With Dollar Weak, Foreign Debt Could Be a Smart Bet

By Bob Blandeburgo
Associate Editor
Money Morning

With domestic interest rates hovering around zero, is it time for debt investors to look beyond U.S. borders?

Issues of foreign bonds are at their highest levels since they were first tracked almost 50 years ago, thanks to the higher yields found in such emerging markets as China, Brazil and Russia. In the first half of this year, bond volumes rose to $352 billion, according to Thomson Reuters, an increase of 45% from the same period in 2007 - which was before the global financial crisis took hold in the world's capital markets.

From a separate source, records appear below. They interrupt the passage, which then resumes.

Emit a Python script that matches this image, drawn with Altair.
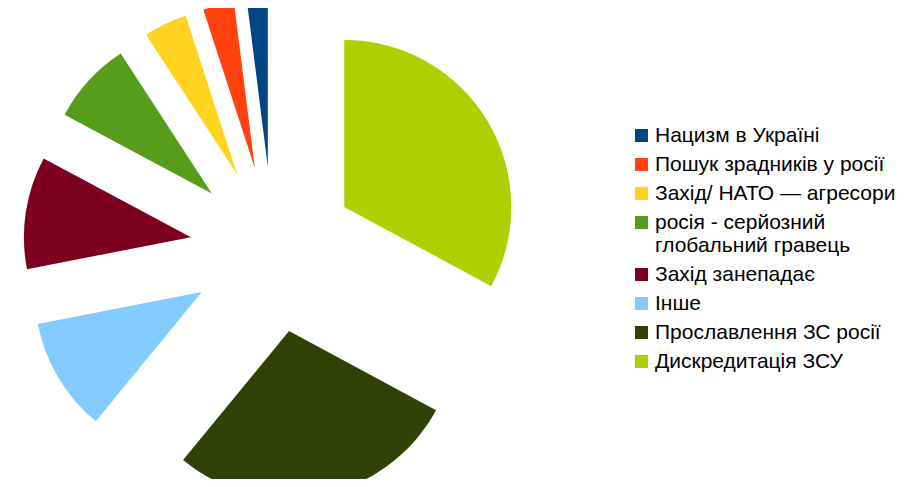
import altair as alt
import pandas as pd

# Slices in clockwise order starting at 12 o'clock
categories = [
    "Дискредитація ЗСУ",
    "Прославлення ЗС росії",
    "Інше",
    "Захід занепадає",
    "росія - серйозний глобальний гравець",
    "Захід/ НАТО — агресори",
    "Пошук зрадників у росії",
    "Нацизм в Україні",
]
values = [32.9, 28.1, 11.0, 10.9, 8.0, 4.2, 3.0, 2.0]
colors = ["#aecf00", "#314004", "#83caff", "#7e0021", "#579d1c", "#ffd320", "#ff420e", "#004586"]

legend_order = categories[::-1]
legend_colors = colors[::-1]

df = pd.DataFrame({"cat": categories, "value": values, "ord": list(range(len(categories)))})

CX, CY = 265, 241.5   # pie centre (px)
R = 167               # radius
OFF = 83              # explode distance

chart = (
    alt.Chart(df)
    .transform_window(cum="sum(value)", sort=[alt.SortField("ord")], frame=[None, 0])
    .transform_joinaggregate(total="sum(value)")
    .transform_calculate(
        t0="(datum.cum - datum.value) / datum.total * 2 * PI",
        t1="datum.cum / datum.total * 2 * PI",
    )
    .transform_calculate(mid="(datum.t0 + datum.t1) / 2")
    .transform_calculate(
        px=f"{CX} + {OFF} * sin(datum.mid)",
        py=f"{CY} - {OFF} * cos(datum.mid)",
    )
    .mark_arc(radius=R, stroke=None)
    .encode(
        theta=alt.Theta("t0:Q", scale=None),
        theta2=alt.Theta2("t1:Q"),
        x=alt.X("px:Q", scale=None),
        y=alt.Y("py:Q", scale=None),
        color=alt.Color(
            "cat:N",
            scale=alt.Scale(domain=legend_order, range=legend_colors),
            legend=alt.Legend(
                title=None,
                orient="none",
                legendX=623,
                legendY=117,
                symbolType="square",
                symbolSize=169,
                symbolStrokeWidth=0,
                labelFont="Liberation Sans",
                labelFontSize=21,
                labelColor="#000000",
                labelOffset=3,
                labelLimit=400,
                rowPadding=7,
                labelExpr="datum.label == 'росія - серйозний глобальний гравець' ? ['росія - серйозний', 'глобальний гравець'] : datum.label",
            ),
        ),
    )
    .properties(width=899, height=471, padding=0, autosize="none")
    .configure_view(stroke=None)
)

chart.save("out.html", embed_options={"renderer": "svg", "actions": False})
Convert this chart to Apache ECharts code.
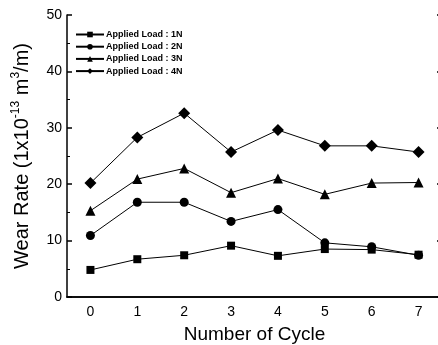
<!DOCTYPE html>
<html>
<head>
<meta charset="utf-8">
<script src="https://cdn.jsdelivr.net/npm/echarts@6/dist/echarts.min.js"></script>
<style>
  html, body { margin: 0; padding: 0; background: #fff; }
  #chart { width: 438px; height: 345px; }
</style>
</head>
<body>
<div id="chart"></div>
<script>
// cycles on the x axis
var cycles = ["0", "1", "2", "3", "4", "5", "6", "7"];
// wear rate, 1x10^-13 m^3/m
var load1N = [4.8, 6.7, 7.4, 9.1, 7.3, 8.5, 8.4, 7.5];
var load2N = [10.9, 16.8, 16.8, 13.4, 15.5, 9.6, 8.9, 7.4];
var load3N = [15.3, 20.9, 22.8, 18.5, 21.0, 18.2, 20.2, 20.3];
var load4N = [20.2, 28.3, 32.6, 25.7, 29.6, 26.8, 26.8, 25.7];
var yTicks = [0, 10, 20, 30, 40, 50];

var myChart = echarts.init(document.getElementById("chart"));

function makeSeries(name, data, symbol, size) {
  return {
    name: name,
    type: "line",
    data: data,
    symbol: symbol,
    symbolSize: size,
    showSymbol: true,
    itemStyle: { color: "#000" },
    lineStyle: { color: "#000", width: 1 },
    emphasis: { disabled: true },
    z: 3
  };
}

var tickStyle = { color: "#000", width: 1.5 };

var option = {
  animation: false,
  textStyle: { fontFamily: "Liberation Sans, Arial, sans-serif" },
  grid: {
    left: 67,
    right: -4,
    top: 15,
    bottom: 48,
    outerBoundsMode: "none",
    containLabel: false
  },
  legend: {
    orient: "vertical",
    left: 70,
    top: 25,
    itemWidth: 28,
    itemHeight: 7,
    itemGap: 3.2,
    textStyle: {
      fontFamily: "Liberation Sans Narrow, Arial Narrow, Liberation Sans, sans-serif",
      fontWeight: "bold",
      fontSize: 9,
      color: "#000",
      padding: [0, 0, 0, -3]
    },
    data: ["Applied Load : 1N", "Applied Load : 2N", "Applied Load : 3N", "Applied Load : 4N"]
  },
  xAxis: [
    {
      type: "category",
      data: cycles,
      boundaryGap: true,
      name: "Number of Cycle",
      nameLocation: "middle",
      nameGap: 28,
      nameTextStyle: { fontSize: 19, color: "#000" },
      axisLine: { lineStyle: { color: "#000", width: 1.5 } },
      axisTick: { alignWithLabel: true, inside: true, length: 5, lineStyle: tickStyle },
      axisLabel: { fontSize: 14, color: "#000", margin: 8 },
      splitLine: { show: false }
    },
    {
      type: "category",
      data: cycles,
      position: "top",
      boundaryGap: true,
      axisLine: { lineStyle: { color: "#000", width: 1.5 } },
      axisTick: { alignWithLabel: true, inside: true, length: 5, lineStyle: tickStyle },
      axisLabel: { show: false },
      splitLine: { show: false }
    }
  ],
  yAxis: [
    {
      type: "value",
      min: 0,
      max: 50,
      interval: 10,
      name: "{a|Wear Rate (1x10}{s|-13}{a| m}{s|3}{a|/m)}",
      nameLocation: "middle",
      nameGap: 33,
      nameRotate: 90,
      nameTextStyle: {
        color: "#000",
        rich: {
          a: { fontSize: 20, color: "#000", lineHeight: 24 },
          s: { fontSize: 12, color: "#000", lineHeight: 14, verticalAlign: "top" }
        }
      },
      axisLine: { show: true, lineStyle: { color: "#000", width: 1.5 } },
      axisTick: { show: true, inside: true, length: 5, lineStyle: tickStyle },
      minorTick: { show: true, splitNumber: 2, length: 3, lineStyle: { color: "#000", width: 1 } },
      axisLabel: {
        fontSize: 14,
        color: "#000",
        margin: 5,
        formatter: function (v) {
          return yTicks.indexOf(v) >= 0 ? String(v) : "";
        }
      },
      splitLine: { show: false }
    },
    {
      type: "value",
      min: 0,
      max: 50,
      interval: 10,
      position: "right",
      axisLine: { show: true, lineStyle: { color: "#000", width: 1.5 } },
      axisTick: { show: true, inside: true, length: 5, lineStyle: tickStyle },
      minorTick: { show: true, splitNumber: 2, length: 3, lineStyle: { color: "#000", width: 1 } },
      axisLabel: { show: false },
      splitLine: { show: false }
    }
  ],
  series: [
    makeSeries("Applied Load : 1N", load1N, "rect", 8),
    makeSeries("Applied Load : 2N", load2N, "circle", 9),
    makeSeries("Applied Load : 3N", load3N, "triangle", 10),
    makeSeries("Applied Load : 4N", load4N, "diamond", 12)
  ]
};

myChart.setOption(option, true);
</script>
</body>
</html>
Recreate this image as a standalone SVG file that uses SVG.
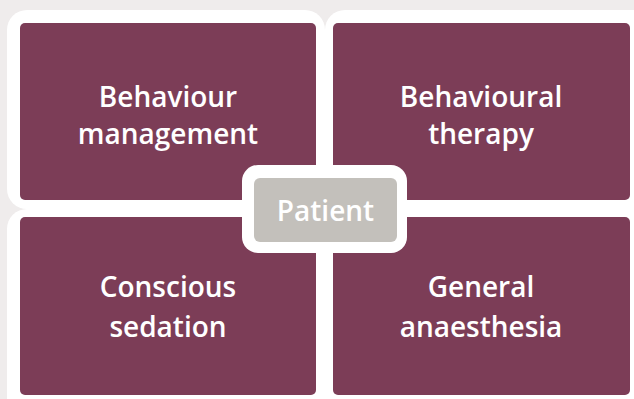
<svg xmlns="http://www.w3.org/2000/svg" width="634" height="399" viewBox="0 0 634 399">
<style>
.card{fill:#ffffff}
.box{fill:#7c3d57}
.lbl{font-family:"Open Sans","Noto Sans",sans-serif;font-weight:600;font-size:28px;fill:#ffffff;text-anchor:middle}
</style>
<rect x="0" y="0" width="634" height="399" fill="#efecec"/>
<g id="cards">
<rect class="card" x="7" y="10" width="318" height="199" rx="20"/>
<rect class="card" x="325" y="10" width="330" height="199" rx="20"/>
<rect class="card" x="7" y="209" width="318" height="210" rx="20"/>
<rect class="card" x="325" y="209" width="330" height="210" rx="20"/>
</g>
<g id="behaviour-management">
<rect class="box" x="20" y="23" width="296" height="177" rx="5"/>
<text class="lbl" x="168" y="107">Behaviour</text>
<text class="lbl" x="168" y="144">management</text>
</g>
<g id="behavioural-therapy">
<rect class="box" x="333" y="23" width="297" height="177" rx="5"/>
<text class="lbl" x="481" y="107">Behavioural</text>
<text class="lbl" x="481" y="144">therapy</text>
</g>
<g id="conscious-sedation">
<rect class="box" x="20" y="217" width="296" height="178" rx="5"/>
<text class="lbl" x="168" y="297">Conscious</text>
<text class="lbl" x="168" y="337">sedation</text>
</g>
<g id="general-anaesthesia">
<rect class="box" x="333" y="217" width="297" height="178" rx="5"/>
<text class="lbl" x="481" y="297">General</text>
<text class="lbl" x="481" y="337">anaesthesia</text>
</g>
<g id="patient">
<rect x="242" y="165" width="165" height="88" rx="16" fill="#ffffff"/>
<rect x="254" y="178" width="143" height="64" rx="6" fill="#c3c0bb"/>
<text class="lbl" x="325.5" y="221">Patient</text>
</g>
<g id="connectors"></g>
</svg>
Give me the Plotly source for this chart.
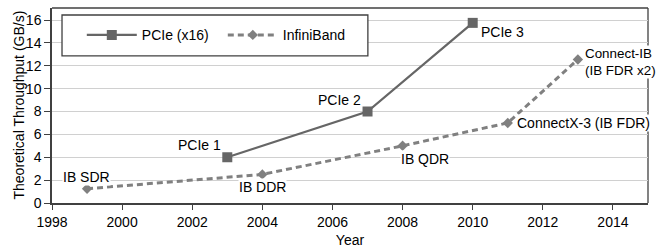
import plotly.graph_objects as go

# Data
pcie_years = [2003, 2007, 2010]
pcie_tput = [4, 8, 15.75]
pcie_labels = ["PCIe 1", "PCIe 2", "PCIe 3"]

ib_years = [1999, 2004, 2008, 2011, 2013]
ib_tput = [1.25, 2.5, 5, 7, 12.55]
ib_labels = ["IB SDR", "IB DDR", "IB QDR", "ConnectX-3 (IB FDR)", "Connect-IB<br>(IB FDR x2)"]

x_ticks = [1998, 2000, 2002, 2004, 2006, 2008, 2010, 2012, 2014]
y_ticks = [0, 2, 4, 6, 8, 10, 12, 14, 16]

FONT = "Liberation Sans, Arial, sans-serif"
FS = 14

fig = go.Figure()
fig.add_trace(go.Scatter(
    x=pcie_years, y=pcie_tput, name="PCIe (x16)", mode="lines+markers",
    line=dict(color="#666666", width=2.25),
    marker=dict(symbol="square", size=10, color="#666666"),
))
fig.add_trace(go.Scatter(
    x=ib_years, y=ib_tput, name="InfiniBand", mode="lines+markers",
    line=dict(color="#808080", width=3, dash="6px,4px"),
    marker=dict(symbol="diamond", size=8, color="#808080"),
))

# point labels: (xanchor, yanchor, xshift, yshift, size)
pcie_pos = [("right", "bottom", -4, 2, FS), ("right", "bottom", -5, 2, FS), ("left", "top", 6, 1, FS)]
for x, y, t, (xa, ya, xs, ys, fs) in zip(pcie_years, pcie_tput, pcie_labels, pcie_pos):
    fig.add_annotation(x=x, y=y, text=t, showarrow=False, xanchor=xa, yanchor=ya,
                       xshift=xs, yshift=ys, font=dict(size=fs, color="#000000", family=FONT))

ib_pos = [("center", "bottom", -1, 3, FS), ("center", "top", 0, -4, FS), ("left", "top", -3, -4, FS),
          ("left", "middle", 8, 0, FS), ("left", "middle", 6, -3, 13.4)]
for x, y, t, (xa, ya, xs, ys, fs) in zip(ib_years, ib_tput, ib_labels, ib_pos):
    fig.add_annotation(x=x, y=y, text=t, showarrow=False, xanchor=xa, yanchor=ya,
                       xshift=xs, yshift=ys, align="left", bgcolor="white", borderpad=0,
                       font=dict(size=fs, color="#000000", family=FONT))

# y axis title
fig.add_annotation(xref="paper", yref="paper", x=0, y=0.5, xshift=-34, textangle=-90,
                   text="Theoretical Throughput (GB/s)", showarrow=False,
                   xanchor="center", yanchor="middle",
                   font=dict(size=FS, color="#000000", family=FONT))

# top/right frame
fig.add_shape(type="line", xref="paper", yref="paper", x0=0, x1=1, y0=1, y1=1,
              line=dict(color="#404040", width=1.3), layer="below")
fig.add_shape(type="line", xref="paper", yref="paper", x0=1, x1=1, y0=0, y1=1,
              line=dict(color="#404040", width=1.3), layer="below")
# legend box
fig.add_shape(type="rect", xref="paper", yref="paper", x0=0.0168, x1=0.530, y0=0.754, y1=0.964,
              line=dict(color="#404040", width=1.3), fillcolor="white", layer="above")

fig.update_layout(
    width=658, height=249,
    margin=dict(l=52, r=10, t=8, b=46, autoexpand=False),
    paper_bgcolor="white", plot_bgcolor="white",
    font=dict(family=FONT, size=FS, color="#000000"),
    showlegend=True,
    legend=dict(orientation="h", x=0.050, y=0.86, xanchor="left", yanchor="middle",
                bgcolor="rgba(0,0,0,0)", borderwidth=0, itemwidth=50,
                entrywidth=76, font=dict(size=FS, family=FONT)),
    xaxis=dict(range=[1998, 2015], tickvals=x_ticks, ticks="outside", ticklen=5,
               tickcolor="#404040", showline=True, linecolor="#404040", linewidth=1.5,
               showgrid=False, zeroline=False, automargin=False,
               title=dict(text="Year", standoff=7, font=dict(size=FS))),
    yaxis=dict(range=[0, 17.05], tickvals=y_ticks, ticks="outside", ticklen=6,
               tickcolor="#404040", showline=True, linecolor="#404040", linewidth=1.5,
               showgrid=True, gridcolor="#d0d0d0", gridwidth=1, zeroline=False, automargin=False),
)

fig.write_html("out.html", config={"displayModeBar": False},
               post_script="document.body.style.margin='0';")
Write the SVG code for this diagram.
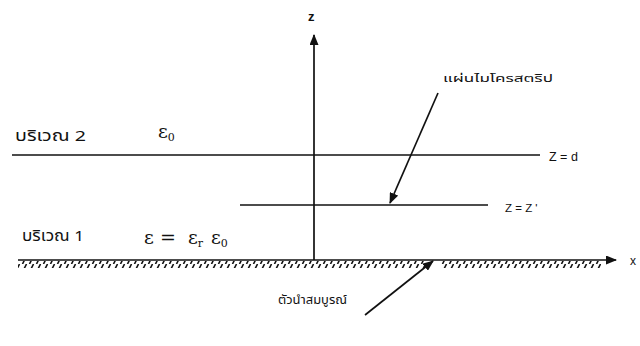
<svg xmlns="http://www.w3.org/2000/svg" width="640" height="346" viewBox="0 0 640 346">
<style>
.ln{stroke:#111;stroke-width:1.7;fill:none}
.t{font-family:"Noto Sans Thai","Noto Sans","DejaVu Sans",sans-serif;fill:#111}
.s{font-family:"Liberation Sans",Arial,sans-serif;fill:#111}
.g{font-family:"DejaVu Serif","Liberation Serif",serif;fill:#111}
</style>
<defs>
<marker id="ah" markerWidth="11" markerHeight="9" refX="10" refY="4.5" orient="auto" markerUnits="userSpaceOnUse">
<path d="M0,0 L11,4.5 L0,9 Z" fill="#111"/>
</marker>
<pattern id="hatch" width="7" height="8" patternUnits="userSpaceOnUse">
<line x1="5.5" y1="0" x2="1.5" y2="8" stroke="#111" stroke-width="1.6"/>
</pattern>
</defs>
<rect width="640" height="346" fill="#fff"/>
<g id="connectors">
<line id="z-axis" class="ln" x1="314" y1="260" x2="314" y2="35" marker-end="url(#ah)"/>
<line id="x-axis" class="ln" x1="18" y1="260" x2="616" y2="260" marker-end="url(#ah)"/>
<line id="arrow-strip" class="ln" x1="438" y1="93" x2="390" y2="203" marker-end="url(#ah)"/>
<line id="arrow-ground" class="ln" x1="365" y1="315" x2="433" y2="261" marker-end="url(#ah)"/>
</g>
<g id="ground">
<rect x="18" y="261" width="410" height="7" fill="url(#hatch)"/>
<rect x="441" y="261" width="160" height="7" fill="url(#hatch)"/>
</g>
<g id="plane-d">
<line class="ln" x1="12" y1="155" x2="540" y2="155"/>
<text class="s" x="549" y="161" font-size="12.5">Z = d</text>
</g>
<g id="strip">
<line class="ln" x1="240" y1="205" x2="488" y2="205"/>
<text class="s" x="505" y="212" font-size="11.5">Z = Z '</text>
</g>
<g id="labels">
<text class="s" x="308" y="21" font-size="13" font-weight="bold">z</text>
<text class="s" x="630" y="265" font-size="12">x</text>
<text class="t" x="15" y="141" font-size="15" textLength="71" lengthAdjust="spacingAndGlyphs">บริเวณ 2</text>
<text class="g" x="158" y="138" font-size="19">ε<tspan font-size="11" dy="3">0</tspan></text>
<text class="t" x="22" y="241" font-size="15" textLength="62" lengthAdjust="spacingAndGlyphs">บริเวณ 1</text>
<text class="g" y="244" font-size="19"><tspan x="144">ε</tspan><tspan x="160">=</tspan><tspan x="188">ε</tspan><tspan font-size="11" dy="3">r</tspan><tspan x="211" dy="-3">ε</tspan><tspan font-size="11" dy="3">0</tspan></text>
<text class="t" x="443" y="82" font-size="11" textLength="110" lengthAdjust="spacingAndGlyphs">แผ่นไมโครสตริป</text>
<text class="t" x="278" y="304" font-size="12" textLength="69" lengthAdjust="spacingAndGlyphs">ตัวนำสมบูรณ์</text>
</g>
</svg>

"Although emerging market bond spreads have narrowed, they still offer a lot of value compared with developed market corporate spreads, with better credit fundamentals in many cases," Bryan Pascoe, global head of debt syndicate at HSBC Holdings PLC (NYSE ADR: HBC), told The Financial Times.

A "bond spread" refers to the difference between the yields of bonds with differing credit ratings. In this case, emerging-market bonds with a perceived higher degree of risk are being compared to their less-risky developed market counterparts.

A $1 trillion injection into the International Monetary Fund (IMF) by Group of 20 (G-20) leaders in April made foreign bond investing less risky, says one emerging market strategist.

"From an investor's point of view, it does make sense to buy emerging market bonds because there is a safety net," BNP Paribas' (OTC ADR: BNPQY) Shahin Vallee told The FT. "Since the G-20 committed extra money to the International Monetary Fund in April, it has become clear that the governments will not let an emerging market country default."

Money Morning Contributing Editor Martin Hutchinson doesn't buy the "safety net" idea.

"Some of these countries are badly run and the safety net would just give them more time to waste resources, like Argentina in 2001," Hutchinson said, citing eastern European nations such as Hungary and the Ukraine. While other nations like Brazil, Chile and Poland are well run, Hutchinson said, foreign debt is "probably still not a buy at the top of a mini-bull market as we have currently."

Still, if the U.S. Federal Reserve's "exit strategy" fails to keep inflation in check, some will bet against the dollar with foreign bonds. Ihab Salib, who manages Federated Investors Inc.'s (NYSE: FII) $100 million Federated International Bond fund, is one such bettor.

"If you only invest in the U.S. you get 25% of what's out there," he told Fortune magazine. "If you're looking for balanced, diversified exposure, it's not prudent to ignore 75% of the world."

The bull market for foreign bonds is just beginning and getting in now will put investors ahead when inflation and a depreciating dollar really begin to bite, Salib said. Even if Fed Chairman Ben S. Bernanke's exit strategy works and future increases in U.S. interest rates keep inflation down, owning a few foreign bonds could provide a diverse portfolio and, in many cases, pay higher yields than what could be earned in the United States.

Salib's fund currently yields 4.3%, versus 2.4% for the Vanguard Intermediate Term Treasury fund (VFITX).